During the pandemic, people were able to crack through information governance barriers.  We had daily statistics, estimates for severity of virus strains – all from real time data.  The information was powerful, clinicians and the public were hungry for it.  That has ‘inevitably’ slid back a bit.  We had blanket permissions but now need to negotiate permissions.  Lives are being lost as we can’t get data in real time.

The panel reminded us that digital is not a panacea but important enabler.  CHOICE must be fundamental – don’t force this on people.  Maybe surprisingly to some people, most patients want clinicians to know everything about them.

From the panel discussion we learned that we will need to show passion.  To be evangelists even if outside our comfort zone.  It’s infectious!  We will be able to impact at scale with the ripple effect.  Tell a story, painting a vision to commissioners, to ultimately deliver. 

After the panel discussion we heard from Dr Lynne Douglas, CEO of Bield Housing and Care, that housing has a significant role in improving public health.  This is before NHS/patient interfaces and statutory providers. They are advocating for digital Inclusion.  Bield are asking their elderly housing residents – What do you want?  What’s important to you? 

Joanna McDonald Depute Chief Social Work Adviser at the Scottish Government asked how we bring our life, with its ubiquitous use of technology, into our work.  The importance of sharing information cannot be overstated.  Social Workers spend 60-80% of their time at a computer but these records are not shared.  She encouraged us to bring the digital attitude to work as we already have at home. 

Peter Lock, Director, Consulting, Deloitte MCS Ltd spoke about Health and Social Care working in partnership with the private sector.  The private sector are well ahead of the NHS in technology and digital.  For innovation, digital or AI, the technology side is 5% of it; the other 95% is business, numbers, data and rounded knowledge is needed.   He recommends pragmatism about working with the private sector. 

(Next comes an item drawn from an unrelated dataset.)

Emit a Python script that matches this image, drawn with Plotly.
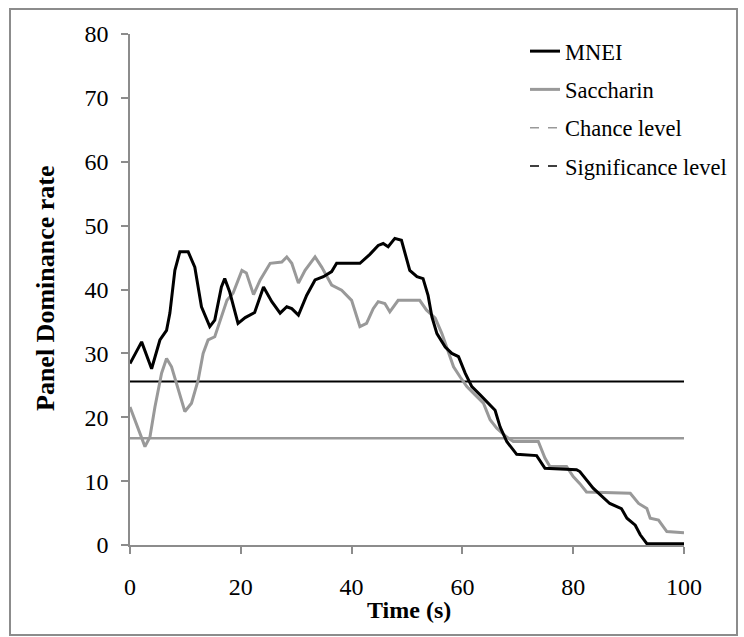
import plotly.graph_objects as go

# ---- data ----
mnei_t = [0, 2.1, 3.9, 5.4, 6.6, 7.2, 8.1, 9.0, 10.5, 11.7, 12.9, 14.4, 15.3, 16.5, 17.1, 18.0,
          19.5, 20.8, 22.5, 24.1, 25.6, 27.1, 28.3, 29.2, 30.4, 31.9, 33.4, 34.9, 36.4, 37.3,
          41.5, 43.3, 44.8, 45.7, 46.6, 47.8, 49.0, 49.9, 50.5, 51.8, 52.9, 53.8, 54.5, 55.4,
          56.9, 58.1, 59.3, 60.5, 61.7, 63.2, 64.7, 65.9, 66.8, 68.0, 69.8, 73.4, 74.9, 80.6,
          81.2, 83.6, 86.6, 88.7, 89.7, 91.2, 92.1, 93.3, 100]
mnei_v = [28.4, 31.8, 27.6, 32.1, 33.6, 36.3, 43.0, 45.9, 45.9, 43.5, 37.3, 34.2, 35.2, 40.4, 41.7, 39.6,
          34.7, 35.6, 36.4, 40.4, 38.1, 36.3, 37.3, 37.0, 36.0, 39.1, 41.5, 42.0, 42.8, 44.1,
          44.1, 45.5, 46.9, 47.2, 46.7, 48.0, 47.7, 45.1, 43.0, 42.0, 41.7, 39.1, 35.7, 33.1,
          31.0, 30.0, 29.5, 26.9, 24.8, 23.5, 22.2, 21.1, 18.5, 16.2, 14.2, 14.0, 12.0, 11.8,
          11.5, 8.9, 6.5, 5.7, 4.2, 3.1, 1.6, 0.2, 0.2]

sacc_t = [0, 1.5, 2.7, 3.6, 4.5, 5.7, 6.6, 7.5, 8.7, 9.9, 11.1, 12.3, 13.2, 14.1, 15.3, 16.5,
          17.5, 18.6, 20.2, 21.0, 22.3, 23.5, 25.3, 27.4, 28.3, 29.2, 30.4, 31.6, 33.4, 34.6,
          36.4, 38.2, 40.0, 41.5, 42.7, 43.9, 44.8, 46.0, 46.9, 48.4, 52.3, 53.5, 55.1, 56.3,
          57.5, 58.4, 59.6, 60.8, 62.3, 63.8, 65.0, 66.2, 68.0, 69.2, 73.7, 74.9, 75.8, 78.8,
          80.0, 81.2, 82.4, 90.3, 91.8, 93.3, 93.9, 95.4, 96.9, 100]
sacc_v = [21.6, 18.0, 15.4, 16.9, 21.6, 26.9, 29.2, 27.9, 24.3, 20.9, 22.2, 25.8, 30.0, 32.1, 32.6, 35.7,
          38.3, 39.4, 43.0, 42.6, 39.2, 41.5, 44.1, 44.3, 45.1, 44.1, 41.0, 43.0, 45.1, 43.5,
          40.7, 39.9, 38.3, 34.2, 34.7, 37.0, 38.1, 37.8, 36.5, 38.3, 38.3, 36.8, 35.5, 33.1,
          30.0, 27.9, 26.3, 24.8, 23.5, 22.2, 19.6, 18.3, 16.9, 16.2, 16.2, 13.6, 12.3, 12.3,
          10.7, 9.6, 8.3, 8.1, 6.5, 5.7, 4.2, 3.9, 2.1, 1.9]

chance_level = 16.7
significance_level = 25.6
x_range = [0, 100]

x_ticks = [0, 20, 40, 60, 80, 100]
y_ticks = [0, 10, 20, 30, 40, 50, 60, 70, 80]

GRAY = "#999999"
AXIS_GRAY = "#8c8c8c"
FONT = "Liberation Serif, Times New Roman, serif"

fig = go.Figure()

# reference lines (solid in plot)
fig.add_trace(go.Scatter(x=x_range, y=[significance_level] * 2, mode="lines",
                         line=dict(color="black", width=2), showlegend=False,
                         legendgroup="sig", hoverinfo="skip"))
fig.add_trace(go.Scatter(x=x_range, y=[chance_level] * 2, mode="lines",
                         line=dict(color=GRAY, width=2.5), showlegend=False,
                         legendgroup="chance", hoverinfo="skip"))

fig.add_trace(go.Scatter(x=sacc_t, y=sacc_v, mode="lines", name="Saccharin",
                         line=dict(color=GRAY, width=3), legendrank=2, legendgroup="sacc"))
fig.add_trace(go.Scatter(x=mnei_t, y=mnei_v, mode="lines", name="MNEI",
                         line=dict(color="black", width=3), legendrank=1, legendgroup="mnei"))

# legend entries (dashed in legend)
fig.add_trace(go.Scatter(x=[None], y=[None], mode="lines", name="Chance level",
                         line=dict(color=GRAY, width=1.5, dash="dash"),
                         legendgroup="chance", legendrank=3))
fig.add_trace(go.Scatter(x=[None], y=[None], mode="lines", name="Significance level",
                         line=dict(color="black", width=1.5, dash="dash"),
                         legendgroup="sig", legendrank=4))

W, H = 744, 637
L, R, T, B = 130, 60, 34, 92
pw, ph = W - L - R, H - T - B

def px_x(px):
    return (px - L) / pw

def px_y(py):
    return (H - B - py) / ph

fig.update_layout(
    width=W, height=H,
    margin=dict(l=L, r=R, t=T, b=B),
    paper_bgcolor="white", plot_bgcolor="white",
    font=dict(family=FONT, size=24, color="black"),
    showlegend=True,
    legend=dict(x=px_x(525), y=px_y(30), xanchor="left", yanchor="top",
                bgcolor="rgba(0,0,0,0)", font=dict(size=22.5, family=FONT),
                traceorder="grouped", tracegroupgap=6),
    xaxis=dict(range=x_range, tickvals=x_ticks, showgrid=False, zeroline=False,
               showline=True, linecolor=AXIS_GRAY, linewidth=1.5,
               ticks="outside", ticklen=7, tickcolor=AXIS_GRAY, tickwidth=1.5,
               ticklabelstandoff=12,
               tickfont=dict(size=24, family=FONT)),
    yaxis=dict(range=[0, 80], tickvals=y_ticks, showgrid=False, zeroline=False,
               showline=True, linecolor=AXIS_GRAY, linewidth=1.5,
               ticks="outside", ticklen=7, tickcolor=AXIS_GRAY, tickwidth=1.5,
               ticklabelstandoff=8,
               tickfont=dict(size=24, family=FONT)),
    annotations=[
        dict(text="<b>Time (s)</b>", xref="paper", yref="paper",
             x=px_x(409), y=px_y(610), xanchor="center", yanchor="middle",
             showarrow=False, font=dict(size=24, family=FONT)),
        dict(text="<b>Panel Dominance rate</b>", xref="paper", yref="paper",
             x=px_x(45), y=px_y(288), xanchor="center", yanchor="middle",
             textangle=-90, showarrow=False, font=dict(size=26, family=FONT)),
    ],
    shapes=[
        dict(type="rect", xref="paper", yref="paper",
             x0=px_x(10), x1=px_x(737), y0=px_y(635), y1=px_y(9),
             line=dict(color=AXIS_GRAY, width=2), fillcolor="rgba(0,0,0,0)", layer="below"),
    ],
)

fig.write_html("out.html")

Dr Andrew Winter, Chair, NHS Boards Digital Leads Group (Health):  spoke about telling a compelling story so that those who will fund digital transformation, can buy into it.  As an example of keeping things simple Dr Winter described his work with the NHS Vaccine App and that there was constant pressure to make it more complicated. 

With this course we will learn how to describe the future state in a tangible way to get people on board.

European perspectives

We listened to presentations from Finland, Estonia, Holland and Catalonia: European perspectives on digital, current practice, lessons learned and future plans.  Blind spots to watch out for, from hard won experience. 

Later in the afternoon we were reassured about all the support available to us – from the University, from our employers and mentors, as well as from our peer group.  This will be pivotal in helping us succeed at learning while working.  We were given the outline of the course structure and how to access the online learning via Edinburgh University’s new Learn Ultra System. 

Peer groups and relationships

We are encouraged to build relationships with our executive sponsors, demonstrating the impact of our learning, so we can filter it down, enabling our colleagues and providing tangible benefits to our organisations. 

We met our allocated peer groups of 6 or 7 students and discussed;

What have we learned today? 

What does digital leadership mean to us? 

We were asked to give our group a name and encouraged to connect and get to know each other so we could support each other’s learning journey.  By the time we left after dinner, Microsoft Teams channels and Whatsapp groups were created. 

Now is the time for Allied Health Professionals and everyone in the NHS, in care, and in housing to embrace the power and opportunities that digital transformation can present.   To ensure digital inclusion and choice are built in from the foundations.  It is essential to see and live the vision: patients and their data at the centre and health and care systems working around and for each individual.

Being a student again is exciting and the Digital Transformation in Health and Social Care programme, online via Edinburgh University, is an opportunity I feel privileged and thankful for.  What a wonderful start to the programme!